MATERIAL:

((

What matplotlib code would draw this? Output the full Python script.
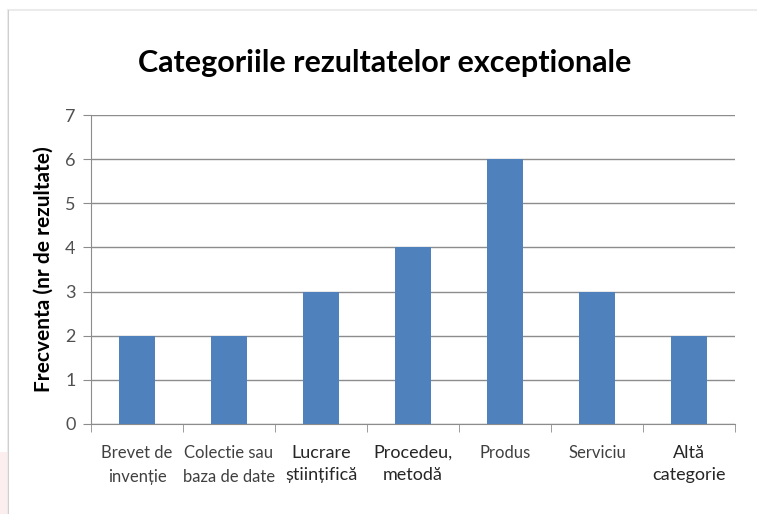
import matplotlib.pyplot as plt
import matplotlib.patches as mpatches
import numpy as np

categories = ['Brevet de\ninvenție', 'Colectie sau\nbaza de date', 'Lucrare\nștiințifică',
              'Procedeu,\nmetodă', 'Produs', 'Serviciu', 'Altă\ncategorie']
values = [2, 2, 3, 4, 6, 3, 2]
yticks = [0, 1, 2, 3, 4, 5, 6, 7]

bar_color = '#4F81BD'
grid_color = '#8C8C8C'
text_gray = '#404040'

fam = ['Lato', 'DejaVu Sans']
plt.rcParams['font.family'] = fam

W, H = 757, 514
fig = plt.figure(figsize=(W / 100, H / 100), dpi=100)

# faint pink strip at the left edge of the screenshot
fig.patches.append(mpatches.Rectangle((0, 0), 7 / W, (514 - 452) / H, transform=fig.transFigure,
                                      color='#FCEEEE', linewidth=0))
# outer chart frame
fig.patches.append(mpatches.Rectangle((8 / W, -0.1), 1, 1.1 - 10 / H, transform=fig.transFigure,
                                      fill=False, edgecolor='#EBEBEB', linewidth=1.5))
fig.patches.append(mpatches.Rectangle((7.5 / W, 0), 1.5 / W, 1 - 10 / H, transform=fig.transFigure,
                                      color='#CFCFCF', linewidth=0))

# plot area in pixels: left 91, right 735, top 115, bottom 424
ax = fig.add_axes([91 / W, 1 - 424 / H, (735 - 91) / W, (424 - 115) / H])

x = np.arange(len(categories))
ax.bar(x, values, width=0.4, color=bar_color, zorder=3)

ax.set_xlim(-0.5, len(categories) - 0.5)
ax.set_ylim(0, 7)
ax.set_yticks(yticks)
ax.yaxis.grid(True, color=grid_color, linewidth=1, zorder=0)

ax.set_xticks(x)
ax.set_xticklabels(categories, fontsize=12, color=text_gray, linespacing=1.65)
# some labels in the original are larger and darker
for i in [2, 3, 6]:
    lbl = ax.get_xticklabels()[i]
    lbl.set_fontsize(13)
    lbl.set_color('#262626')
    lbl.set_linespacing(1.45)
ax.set_xticks(np.arange(len(categories) + 1) - 0.5, minor=True)
ax.tick_params(axis='x', which='major', length=0, pad=15)
ax.tick_params(axis='x', which='minor', length=6, color=grid_color, direction='out')
ax.tick_params(axis='y', length=6, color=grid_color, pad=5, labelsize=13, labelcolor='#505050')

for s in ['top', 'right']:
    ax.spines[s].set_visible(False)
ax.spines['left'].set_color(grid_color)
ax.spines['bottom'].set_color(grid_color)

ax.set_ylabel('Frecventa (nr de rezultate)', fontsize=15, fontweight='bold', labelpad=8)

fig.text(385 / W, 1 - 63 / H, 'Categoriile rezultatelor exceptionale', ha='center', va='center',
         fontsize=22, fontweight='bold')

fig.savefig('out.png', dpi=100)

))

SET TASK:
Make an exact copy of the whole listing, but don't bring over any pictures.

RESPONSE TO THIS TASK:
What matplotlib code would draw this? Output the full Python script.
import matplotlib.pyplot as plt
import matplotlib.patches as mpatches
import numpy as np

categories = ['Brevet de\ninvenție', 'Colectie sau\nbaza de date', 'Lucrare\nștiințifică',
              'Procedeu,\nmetodă', 'Produs', 'Serviciu', 'Altă\ncategorie']
values = [2, 2, 3, 4, 6, 3, 2]
yticks = [0, 1, 2, 3, 4, 5, 6, 7]

bar_color = '#4F81BD'
grid_color = '#8C8C8C'
text_gray = '#404040'

fam = ['Lato', 'DejaVu Sans']
plt.rcParams['font.family'] = fam

W, H = 757, 514
fig = plt.figure(figsize=(W / 100, H / 100), dpi=100)

# faint pink strip at the left edge of the screenshot
fig.patches.append(mpatches.Rectangle((0, 0), 7 / W, (514 - 452) / H, transform=fig.transFigure,
                                      color='#FCEEEE', linewidth=0))
# outer chart frame
fig.patches.append(mpatches.Rectangle((8 / W, -0.1), 1, 1.1 - 10 / H, transform=fig.transFigure,
                                      fill=False, edgecolor='#EBEBEB', linewidth=1.5))
fig.patches.append(mpatches.Rectangle((7.5 / W, 0), 1.5 / W, 1 - 10 / H, transform=fig.transFigure,
                                      color='#CFCFCF', linewidth=0))

# plot area in pixels: left 91, right 735, top 115, bottom 424
ax = fig.add_axes([91 / W, 1 - 424 / H, (735 - 91) / W, (424 - 115) / H])

x = np.arange(len(categories))
ax.bar(x, values, width=0.4, color=bar_color, zorder=3)

ax.set_xlim(-0.5, len(categories) - 0.5)
ax.set_ylim(0, 7)
ax.set_yticks(yticks)
ax.yaxis.grid(True, color=grid_color, linewidth=1, zorder=0)

ax.set_xticks(x)
ax.set_xticklabels(categories, fontsize=12, color=text_gray, linespacing=1.65)
# some labels in the original are larger and darker
for i in [2, 3, 6]:
    lbl = ax.get_xticklabels()[i]
    lbl.set_fontsize(13)
    lbl.set_color('#262626')
    lbl.set_linespacing(1.45)
ax.set_xticks(np.arange(len(categories) + 1) - 0.5, minor=True)
ax.tick_params(axis='x', which='major', length=0, pad=15)
ax.tick_params(axis='x', which='minor', length=6, color=grid_color, direction='out')
ax.tick_params(axis='y', length=6, color=grid_color, pad=5, labelsize=13, labelcolor='#505050')

for s in ['top', 'right']:
    ax.spines[s].set_visible(False)
ax.spines['left'].set_color(grid_color)
ax.spines['bottom'].set_color(grid_color)

ax.set_ylabel('Frecventa (nr de rezultate)', fontsize=15, fontweight='bold', labelpad=8)

fig.text(385 / W, 1 - 63 / H, 'Categoriile rezultatelor exceptionale', ha='center', va='center',
         fontsize=22, fontweight='bold')

fig.savefig('out.png', dpi=100)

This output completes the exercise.